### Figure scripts
— BEGIN —

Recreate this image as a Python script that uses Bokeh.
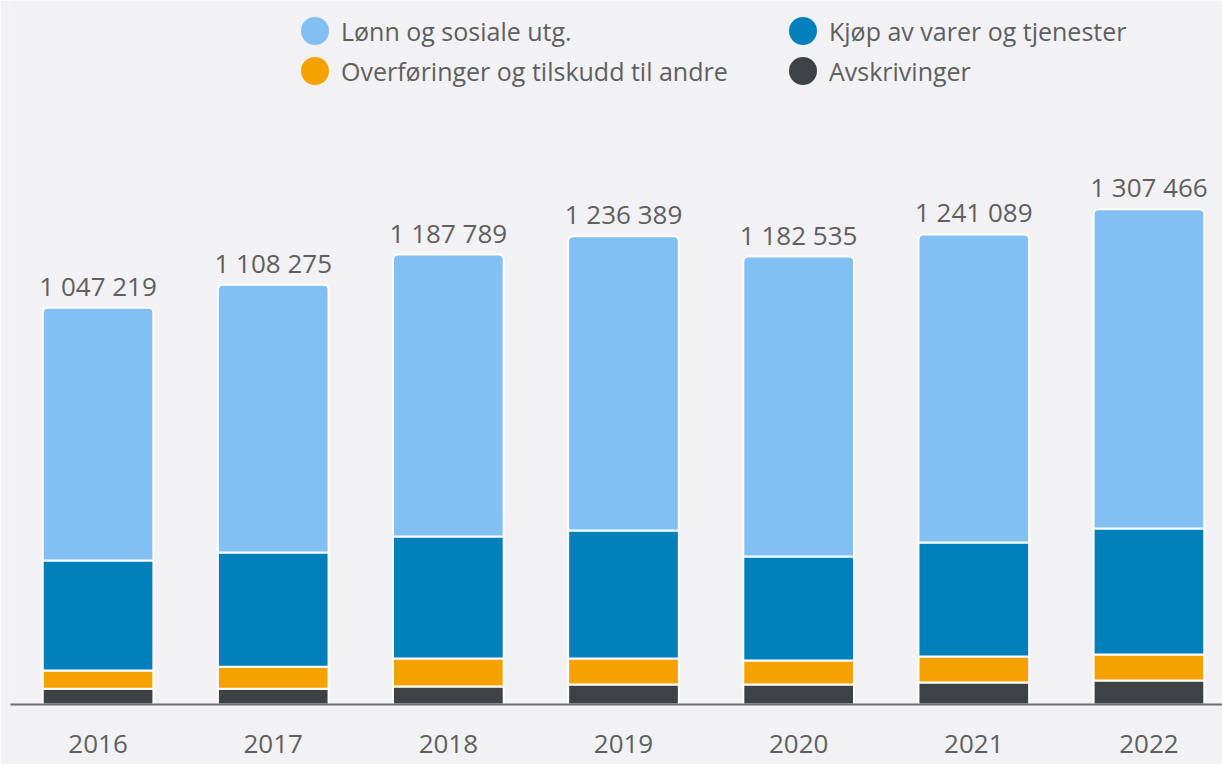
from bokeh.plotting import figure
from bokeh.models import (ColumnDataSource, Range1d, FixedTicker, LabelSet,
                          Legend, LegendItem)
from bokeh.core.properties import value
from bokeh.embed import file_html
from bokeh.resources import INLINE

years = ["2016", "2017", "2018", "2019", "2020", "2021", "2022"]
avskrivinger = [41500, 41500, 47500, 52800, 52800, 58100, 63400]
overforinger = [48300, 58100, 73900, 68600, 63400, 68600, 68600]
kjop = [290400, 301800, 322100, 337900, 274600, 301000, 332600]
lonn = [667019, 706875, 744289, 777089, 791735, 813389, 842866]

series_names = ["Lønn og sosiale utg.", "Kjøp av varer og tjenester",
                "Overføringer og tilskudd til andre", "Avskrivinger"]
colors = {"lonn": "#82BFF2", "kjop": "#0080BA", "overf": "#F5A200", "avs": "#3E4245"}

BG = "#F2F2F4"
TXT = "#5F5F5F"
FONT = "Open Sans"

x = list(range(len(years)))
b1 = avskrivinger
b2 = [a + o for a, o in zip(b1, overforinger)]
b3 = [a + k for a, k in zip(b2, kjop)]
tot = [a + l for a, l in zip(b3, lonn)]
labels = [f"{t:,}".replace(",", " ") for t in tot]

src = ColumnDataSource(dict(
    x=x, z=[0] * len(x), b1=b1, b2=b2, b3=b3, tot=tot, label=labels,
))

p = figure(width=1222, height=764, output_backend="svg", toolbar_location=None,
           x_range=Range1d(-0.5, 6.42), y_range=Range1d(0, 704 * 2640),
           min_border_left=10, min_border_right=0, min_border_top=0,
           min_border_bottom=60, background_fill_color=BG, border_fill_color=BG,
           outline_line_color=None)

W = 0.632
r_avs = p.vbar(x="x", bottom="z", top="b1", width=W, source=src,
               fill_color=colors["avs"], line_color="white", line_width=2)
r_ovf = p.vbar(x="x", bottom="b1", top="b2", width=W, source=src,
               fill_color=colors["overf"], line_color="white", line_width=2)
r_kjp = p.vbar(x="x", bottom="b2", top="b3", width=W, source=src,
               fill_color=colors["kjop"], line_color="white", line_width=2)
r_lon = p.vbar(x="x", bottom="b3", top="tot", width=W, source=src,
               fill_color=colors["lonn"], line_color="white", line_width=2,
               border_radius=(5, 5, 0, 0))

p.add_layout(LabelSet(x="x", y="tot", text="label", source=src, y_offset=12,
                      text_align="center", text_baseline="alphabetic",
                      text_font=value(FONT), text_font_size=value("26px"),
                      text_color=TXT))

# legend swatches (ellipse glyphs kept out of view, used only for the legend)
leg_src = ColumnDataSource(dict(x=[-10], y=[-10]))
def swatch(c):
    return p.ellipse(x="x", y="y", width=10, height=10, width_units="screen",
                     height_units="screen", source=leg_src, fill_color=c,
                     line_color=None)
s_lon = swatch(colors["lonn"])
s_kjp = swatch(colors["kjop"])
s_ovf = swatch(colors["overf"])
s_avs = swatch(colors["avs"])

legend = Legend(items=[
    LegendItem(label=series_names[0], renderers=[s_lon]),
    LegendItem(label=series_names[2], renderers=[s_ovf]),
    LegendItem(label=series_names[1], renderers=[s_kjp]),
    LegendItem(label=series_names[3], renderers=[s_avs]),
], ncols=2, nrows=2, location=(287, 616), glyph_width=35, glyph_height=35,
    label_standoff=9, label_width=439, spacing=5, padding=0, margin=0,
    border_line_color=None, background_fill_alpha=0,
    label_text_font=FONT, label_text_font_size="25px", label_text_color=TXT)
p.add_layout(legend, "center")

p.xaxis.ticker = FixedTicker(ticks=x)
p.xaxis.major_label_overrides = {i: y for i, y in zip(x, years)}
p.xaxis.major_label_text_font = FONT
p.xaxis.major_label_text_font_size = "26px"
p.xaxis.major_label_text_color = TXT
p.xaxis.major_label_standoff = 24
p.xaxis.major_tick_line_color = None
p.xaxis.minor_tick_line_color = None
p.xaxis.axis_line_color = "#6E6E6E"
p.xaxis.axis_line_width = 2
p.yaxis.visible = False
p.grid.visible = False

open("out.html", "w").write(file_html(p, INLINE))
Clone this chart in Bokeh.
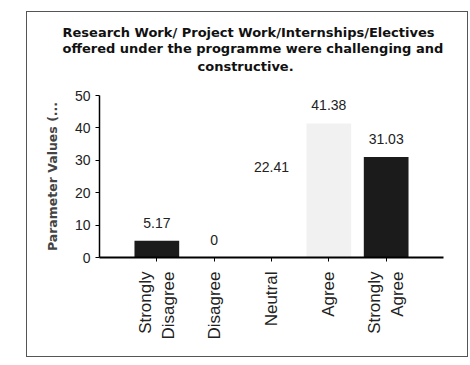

— END —

### STATED TASK
Copy the records word for word, leaving no picture in the copy.

### EXERCISE SOLUTION
Recreate this image as a Python script that uses Bokeh.
from bokeh.plotting import figure
from bokeh.models import (ColumnDataSource, Range1d, FixedTicker, LabelSet,
                          Legend, LegendItem)
from bokeh.core.properties import value
from bokeh.embed import file_html
from bokeh.resources import INLINE

years = ["2016", "2017", "2018", "2019", "2020", "2021", "2022"]
avskrivinger = [41500, 41500, 47500, 52800, 52800, 58100, 63400]
overforinger = [48300, 58100, 73900, 68600, 63400, 68600, 68600]
kjop = [290400, 301800, 322100, 337900, 274600, 301000, 332600]
lonn = [667019, 706875, 744289, 777089, 791735, 813389, 842866]

series_names = ["Lønn og sosiale utg.", "Kjøp av varer og tjenester",
                "Overføringer og tilskudd til andre", "Avskrivinger"]
colors = {"lonn": "#82BFF2", "kjop": "#0080BA", "overf": "#F5A200", "avs": "#3E4245"}

BG = "#F2F2F4"
TXT = "#5F5F5F"
FONT = "Open Sans"

x = list(range(len(years)))
b1 = avskrivinger
b2 = [a + o for a, o in zip(b1, overforinger)]
b3 = [a + k for a, k in zip(b2, kjop)]
tot = [a + l for a, l in zip(b3, lonn)]
labels = [f"{t:,}".replace(",", " ") for t in tot]

src = ColumnDataSource(dict(
    x=x, z=[0] * len(x), b1=b1, b2=b2, b3=b3, tot=tot, label=labels,
))

p = figure(width=1222, height=764, output_backend="svg", toolbar_location=None,
           x_range=Range1d(-0.5, 6.42), y_range=Range1d(0, 704 * 2640),
           min_border_left=10, min_border_right=0, min_border_top=0,
           min_border_bottom=60, background_fill_color=BG, border_fill_color=BG,
           outline_line_color=None)

W = 0.632
r_avs = p.vbar(x="x", bottom="z", top="b1", width=W, source=src,
               fill_color=colors["avs"], line_color="white", line_width=2)
r_ovf = p.vbar(x="x", bottom="b1", top="b2", width=W, source=src,
               fill_color=colors["overf"], line_color="white", line_width=2)
r_kjp = p.vbar(x="x", bottom="b2", top="b3", width=W, source=src,
               fill_color=colors["kjop"], line_color="white", line_width=2)
r_lon = p.vbar(x="x", bottom="b3", top="tot", width=W, source=src,
               fill_color=colors["lonn"], line_color="white", line_width=2,
               border_radius=(5, 5, 0, 0))

p.add_layout(LabelSet(x="x", y="tot", text="label", source=src, y_offset=12,
                      text_align="center", text_baseline="alphabetic",
                      text_font=value(FONT), text_font_size=value("26px"),
                      text_color=TXT))

# legend swatches (ellipse glyphs kept out of view, used only for the legend)
leg_src = ColumnDataSource(dict(x=[-10], y=[-10]))
def swatch(c):
    return p.ellipse(x="x", y="y", width=10, height=10, width_units="screen",
                     height_units="screen", source=leg_src, fill_color=c,
                     line_color=None)
s_lon = swatch(colors["lonn"])
s_kjp = swatch(colors["kjop"])
s_ovf = swatch(colors["overf"])
s_avs = swatch(colors["avs"])

legend = Legend(items=[
    LegendItem(label=series_names[0], renderers=[s_lon]),
    LegendItem(label=series_names[2], renderers=[s_ovf]),
    LegendItem(label=series_names[1], renderers=[s_kjp]),
    LegendItem(label=series_names[3], renderers=[s_avs]),
], ncols=2, nrows=2, location=(287, 616), glyph_width=35, glyph_height=35,
    label_standoff=9, label_width=439, spacing=5, padding=0, margin=0,
    border_line_color=None, background_fill_alpha=0,
    label_text_font=FONT, label_text_font_size="25px", label_text_color=TXT)
p.add_layout(legend, "center")

p.xaxis.ticker = FixedTicker(ticks=x)
p.xaxis.major_label_overrides = {i: y for i, y in zip(x, years)}
p.xaxis.major_label_text_font = FONT
p.xaxis.major_label_text_font_size = "26px"
p.xaxis.major_label_text_color = TXT
p.xaxis.major_label_standoff = 24
p.xaxis.major_tick_line_color = None
p.xaxis.minor_tick_line_color = None
p.xaxis.axis_line_color = "#6E6E6E"
p.xaxis.axis_line_width = 2
p.yaxis.visible = False
p.grid.visible = False

open("out.html", "w").write(file_html(p, INLINE))
Clone this chart in Bokeh.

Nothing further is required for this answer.